In psychology, the concept of resistance to change refers to people experiencing emotional anxiety caused by the prospect of a transformation or change that is taking place. Therefore, eliminating this resistance was enough to motivate people to accept the change as an opportunity for improvement & development. However, to do this change, there are several problematic areas related to the person's personality, life experience, or the current situation.

Let’s start from here...

We want to change without changing (or continue doing the same things). This dichotomy generates resistance, often at an unconscious level. From this perspective, the solution is by understanding the resistance cycle of change to define and eliminate the blocking factors that keep people trapped in the past.

Resistance cycle of change: 

This presented cycle is inspired by the Kübler-Ross model (or the five stages of grief).

  1. The Frozen Phase: In this phase, people usually do not react, and they appear that they are ready to accept the change. But in fact, their emotional system has frozen, and their rational mind has not yet processed the change to the extent that we can’t experience an anxiety crisis or other physical reactions.
  2. The Denial phase: People close their eyes to reality with the naive claim that the need to change disappears as if nothing happened.
  3. The Struggling phase: In this phase, people start accepting the fact of the change, but they did not accept the change itself, and they try to find the “way” to avoid it. 
  4. The Depression Phase: People finally accept that the coming change can not avoid, and they start blaming themselves and feel that they are fighting a losing battle.
  5. The Experiment phase: The resistance to change finally disappeared, and the people realize that we have to react. They start looking for realistic solutions by experimenting with different coping models that fit reality and bring them closer to the change.
  6. The Accepting phase: People start discovering the advantage of the change, and they try to find the balance from the loss resulted from that change. They start implementing new models of adaptive behaviour to rebuild their identity in line with the circumstances.
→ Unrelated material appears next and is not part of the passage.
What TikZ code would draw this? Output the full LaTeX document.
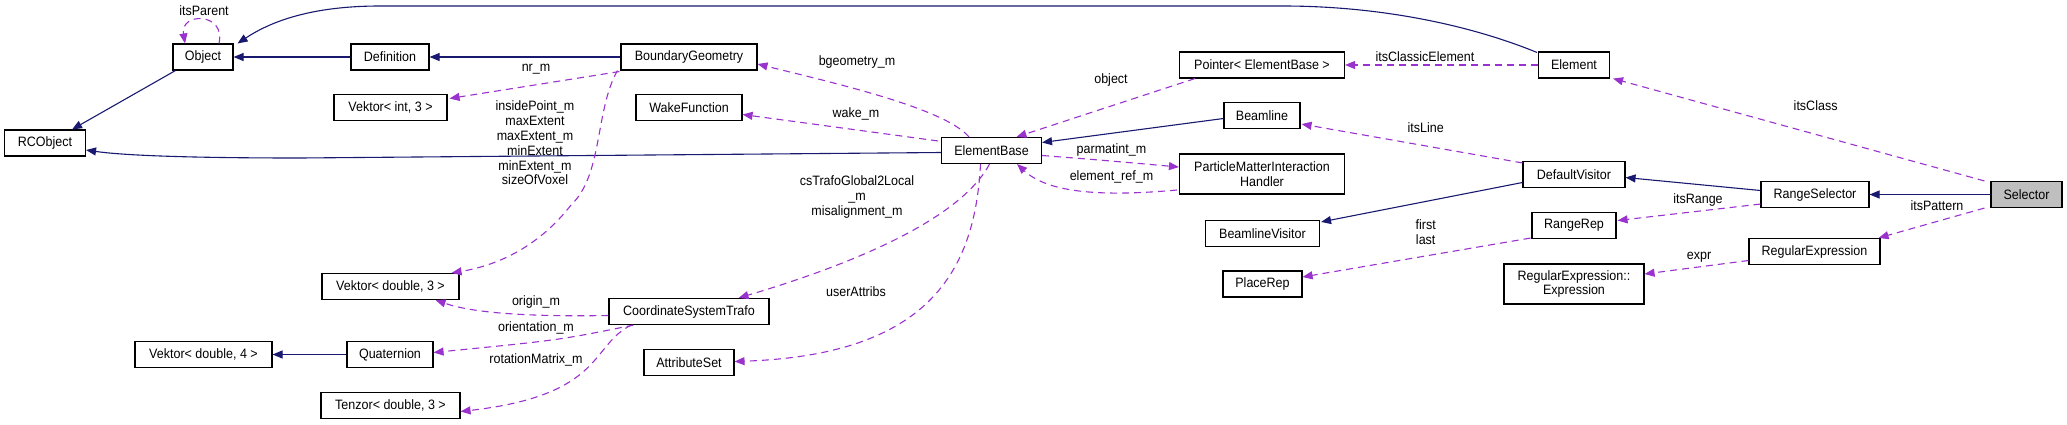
\documentclass[tikz,border=0pt]{standalone}
\usepackage{fontspec}
\setmainfont{Liberation Sans}[FakeStretch=0.92]
\usetikzlibrary{arrows.meta,calc}
\definecolor{inhc}{HTML}{191970}
\definecolor{usec}{HTML}{9A32CD}
\definecolor{selc}{HTML}{BFBFBF}
\tikzset{
  box/.style={draw=black, line width=1.1pt, fill=white, inner sep=0pt, align=center,
    font=\fontsize{13.6}{14.8}\selectfont},
  lbl/.style={inner sep=0pt, align=center, font=\fontsize{13.6}{14.8}\selectfont},
  inh/.style={draw=inhc, line width=1.1pt, -{Triangle[length=10pt,width=8pt]}},
  usee/.style={draw=usec, line width=1.1pt, dash pattern=on 7pt off 5pt,
    -{Triangle[length=10pt,width=8pt,fill=usec]}},
}
\begin{document}
\begin{tikzpicture}[x=1pt,y=-1pt]
\useasboundingbox (0,0) rectangle (2067,424);
% nodes
\node[box, minimum width=60pt, minimum height=26pt] (Object) at (203,57) {Object};
\node[box, minimum width=78pt, minimum height=26pt] (Definition) at (390,57) {Definition};
\node[box, minimum width=136pt, minimum height=26pt] (BG) at (689,57) {BoundaryGeometry};
\node[box, minimum width=113pt, minimum height=26pt] (V3i) at (390.5,107.5) {Vektor< int, 3 >};
\node[box, minimum width=81pt, minimum height=26pt] (RCObject) at (45,143) {RCObject};
\node[box, minimum width=106pt, minimum height=26pt] (Wake) at (689,107.5) {WakeFunction};
\node[box, minimum width=100pt, minimum height=26pt] (EB) at (991.5,150.5) {ElementBase};
\node[box, minimum width=165pt, minimum height=26pt] (Pointer) at (1262,65) {Pointer< ElementBase >};
\node[box, minimum width=76pt, minimum height=26pt] (Beamline) at (1262,115.5) {Beamline};
\node[box, minimum width=165pt, minimum height=40pt] (PMIH) at (1262,174) {ParticleMatterInteraction\\Handler};
\node[box, minimum width=137pt, minimum height=26pt] (V3d) at (390.5,286.5) {Vektor< double, 3 >};
\node[box, minimum width=160pt, minimum height=26pt] (CST) at (689,311.5) {CoordinateSystemTrafo};
\node[box, minimum width=90pt, minimum height=26pt] (Attr) at (689,362.5) {AttributeSet};
\node[box, minimum width=137pt, minimum height=26pt] (V4d) at (203.5,354.5) {Vektor< double, 4 >};
\node[box, minimum width=86pt, minimum height=26pt] (Quat) at (390,354.5) {Quaternion};
\node[box, minimum width=139pt, minimum height=26pt] (Tenzor) at (390.5,405.5) {Tenzor< double, 3 >};
\node[box, minimum width=71pt, minimum height=26pt] (Element) at (1574,65) {Element};
\node[box, minimum width=102pt, minimum height=26pt] (DV) at (1574,174.5) {DefaultVisitor};
\node[box, minimum width=114pt, minimum height=26pt] (BLV) at (1262.5,233.5) {BeamlineVisitor};
\node[box, minimum width=84pt, minimum height=26pt] (RangeRep) at (1574,225.5) {RangeRep};
\node[box, minimum width=79pt, minimum height=26pt] (PlaceRep) at (1262.5,284) {PlaceRep};
\node[box, minimum width=108pt, minimum height=26pt] (RS) at (1815,194.5) {RangeSelector};
\node[box, minimum width=71pt, minimum height=26pt, fill=selc] (Selector) at (2026.5,194.5) {Selector};
\node[box, minimum width=131pt, minimum height=26pt] (RE) at (1814.5,251.5) {RegularExpression};
\node[box, minimum width=140pt, minimum height=40pt] (REE) at (1574,284) {RegularExpression::\\Expression};
% inheritance
\draw[inh] (Definition.west) -- (Object.east);
\draw[inh] (BG.west) -- (Definition.east);
\draw[inh] ($(Object.south west)+(3,0)$) -- ($(RCObject.north east)+(-14,0)$);
\draw[inh] ($(Element.north west)+(-1,1)$) .. controls (1470,25) and (1380,6) .. (1283,6)
  -- (380,6) .. controls (310,6) and (270,22) .. ($(Object.north east)+(4,0)$);
\draw[inh] ($(EB.west)+(0,2)$) -- (300,158) .. controls (180,158) and (120,155) .. ($(RCObject.east)+(0,7)$);
\draw[inh] ($(Beamline.west)+(0,3)$) -- ($(EB.east)+(0,-8)$);
\draw[inh] (Quat.west) -- (V4d.east);
\draw[inh] ($(RS.west)+(0,-4)$) -- ($(DV.east)+(0,3)$);
\draw[inh] ($(DV.west)+(0,8)$) -- ($(BLV.north east)+(1,2)$);
\draw[inh] (Selector.west) -- (RS.east);
% usage
\draw[usee] ($(Object.north)+(16,0)$) .. controls (226,12) and (180,12) .. ($(Object.north)+(-18,0)$);
\draw[usee] ($(BG.south west)+(-1,1)$) -- ($(V3i.east)+(2,-9)$);
\draw[usee] ($(BG.south west)+(-3,0)$) .. controls (595,110) and (603,175) .. (571,205)
  .. controls (540,245) and (500,265) .. ($(V3d.north east)+(-8,0)$);
\draw[usee] ($(EB.north west)+(28,0)$) .. controls (945,108) and (830,82) .. ($(BG.east)+(0,7)$);
\draw[usee] ($(EB.north west)+(-3,4)$) -- ($(Wake.east)+(0,7)$);
\draw[usee] ($(Pointer.south west)+(16,0)$) -- ($(EB.north)+(25,0)$);
\draw[usee] ($(EB.east)+(0,5)$) .. controls (1100,160) .. ($(PMIH.west)+(0,-7)$);
\draw[usee] ($(PMIH.west)+(-2,16)$) .. controls (1090,198) and (1045,190) .. ($(EB.south east)+(-25,0)$);
\draw[usee] ($(EB.south)+(-2,0)$) .. controls (960,220) and (850,265) .. ($(CST.north east)+(-31,0)$);
\draw[usee] ($(EB.south)+(-11,0)$) .. controls (975,270) and (930,355) .. ($(Attr.east)+(0,-1)$);
\draw[usee] ($(CST.west)+(0,4)$) .. controls (520,317) and (470,312) .. ($(V3d.south east)+(-24,0)$);
\draw[usee] ($(CST.south west)+(25,0)$) .. controls (560,340) .. ($(Quat.east)+(0,-2)$);
\draw[usee] ($(CST.south west)+(23,0)$) .. controls (590,345) and (605,395) .. ($(Tenzor.east)+(0,6)$);
\draw[usee] (Element.west) -- (Pointer.east);
\draw[usee] ($(Selector.north west)+(-6,0)$) -- ($(Element.south east)+(3,0)$);
\draw[usee] ($(DV.north west)+(0,2)$) -- ($(Beamline.south east)+(1,-5)$);
\draw[usee] ($(RS.south west)+(0,-4)$) -- ($(RangeRep.east)+(1,-5)$);
\draw[usee] ($(RangeRep.south west)+(-1,-1)$) -- ($(PlaceRep.east)+(0,-7)$);
\draw[usee] ($(Selector.south west)+(-6,0)$) -- ($(RE.north east)+(-2,0)$);
\draw[usee] ($(RE.west)+(0,9)$) -- ($(REE.east)+(0,-10)$);
% labels
\node[lbl] (l1) at (204,11) {itsParent};
\node[lbl] (l2) at (536,69) {nr\_m};
\node[lbl] (l3) at (535,143) {insidePoint\_m\\maxExtent\\maxExtent\_m\\minExtent\\minExtent\_m\\sizeOfVoxel};
\node[lbl] (l4) at (857,62) {bgeometry\_m};
\node[lbl] (l5) at (856,114) {wake\_m};
\node[lbl] (l6) at (1111,80) {object};
\node[lbl] (l7) at (1111.5,150) {parmatint\_m};
\node[lbl] (l8) at (1111.5,177) {element\_ref\_m};
\node[lbl] (l9) at (857,197) {csTrafoGlobal2Local\\\_m\\misalignment\_m};
\node[lbl] (l10) at (856,292) {userAttribs};
\node[lbl] (l11) at (536,302) {origin\_m};
\node[lbl] (l12) at (536,328) {orientation\_m};
\node[lbl] (l13) at (536,360) {rotationMatrix\_m};
\node[lbl] (l14) at (1425,57) {itsClassicElement};
\node[lbl] (l15) at (1815.6,106) {itsClass};
\node[lbl] (l16) at (1425.7,128) {itsLine};
\node[lbl] (l17) at (1698,200) {itsRange};
\node[lbl] (l18) at (1937,206) {itsPattern};
\node[lbl] (l19) at (1425.7,232) {first\\last};
\node[lbl] (l20) at (1699,257) {expr};
\end{tikzpicture}
\end{document}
Blocking factors that drive the resistance for a change:

There are too many blocking factors that drive a person to resist a change. Some of them are very common, while others are specific and case-oriented.

  • The necessity: Everything starts with why? And people need to understand the "necessity" of the change before moving from their comfort zone.
  • The fear: In general, people fear the "unknown", and they try to avoid the uncertainties. Besides that, they also fear failure, especially the ones having lack expertise.
  • The power: Most people do not like the imposed changes, and they respond minimally to the changes they are not consulted about. A change force new rules to the current state and people find themselves weak with no power to reject the new rules.
  • The habits: People are attached to habits, and they find it difficult to change models in doing things for a long time, and they have no tolerance for changing the routine.
  • The Motive: As humans, we always seek to get more & more advantages with every change that occurs to us. With no benefits, people don’t have the motive to accept the change.
  • The Timing: Sometimes, the change happened at the wrong time, where people have the intention to change, but not today! They are not READY to change. 
  • The instability: Too many changes exhaust people and lead them to resist a change. If the tolerance level for change exceeded the limit, people start to resist any change to ensure stability.
  • The Beliefs: In some cases, change is a breaking point with some of our beliefs or opinions, which creates a cognitive dissonance that we are unwilling to assume.
  • The Behavior: Some people have a personal predisposition to change, and they intend to resit for any change, and they try to find reasons to justify their resistance.

In the end, and as change drivers, we have to expect and accept some changes to our strategy (without changing the objective) to align our plans with the uncovered change resistance factors.

Finally, and back to project management, we have to remember that without stakeholders, that will not be a project to work on; and If you can't turn a stakeholder from a negative to a positive one, at least try to neutralize it.